I've got a box of crystals sitting on the coffee table. Quarts and rutile, mica, purplelite, tourmaline...lots of pretty shiny things glittering at me waiting to find a home somewhere on my CD shelf. They'll serve as category markers. I spent a good bulk of Friday with another old friend sorting and categorizing 4 large boxes of my beloved music collection while sipping on Chianti and Merlot. "Is Octopus Project experimental or indie? What the fuck is Option 30??? Why do you own so much Madonna?"
And of course, there was ample conversation throughout the night, prompted by a song, an image or even a publication year from these CDs. As 3 am rolled around and the wine was now replaced with shared tobacco, our conversation turned to the existence of God and how to model Him mathematically. Of course we live in a nested set... This was when I knew for sure that I managed to reclaim an old part of me buried and lost for so long. We greeted the late night clubbers coming home as they pulled into the parking lot below. University students pretty much talk to anyone and even though my friend and I are both a decade older than the "kids" it seemed to make no difference, or perhaps we still look youthful? I dunno...
But back to my box of pretties: The amassed collection of crystals came from Belinda and Michael over the years. As a couple they go digging for quarts specimens in Arkansas and frequently bring back gorgeous pieces. Such kind gifts meaningful to me as I was a major rock hound as a kid and eventually got a gemology degree later in life.
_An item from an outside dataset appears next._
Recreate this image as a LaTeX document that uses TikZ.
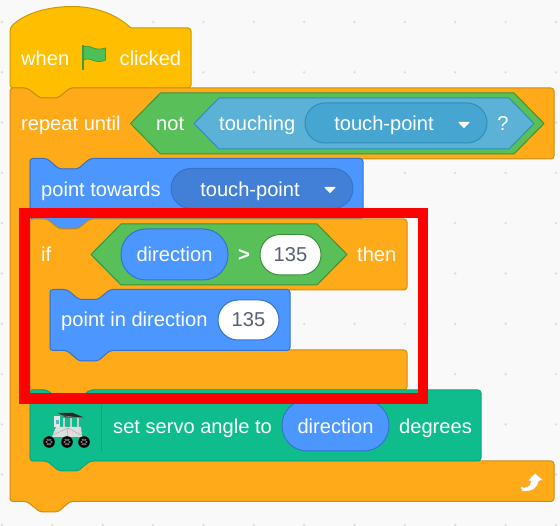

Except for polaroid that I accidentally left in one of my CD cases and a framed series of my boots, I didn't bring any pictures with me which is quite unusual. In fact, my environs are quite stark by Cindy standards, but I like it. Without the clutter and just a few items within reach to amuse me, I find that I have this new sense of clarity and contentment even if I do feel alone at times. It just truer to who I am.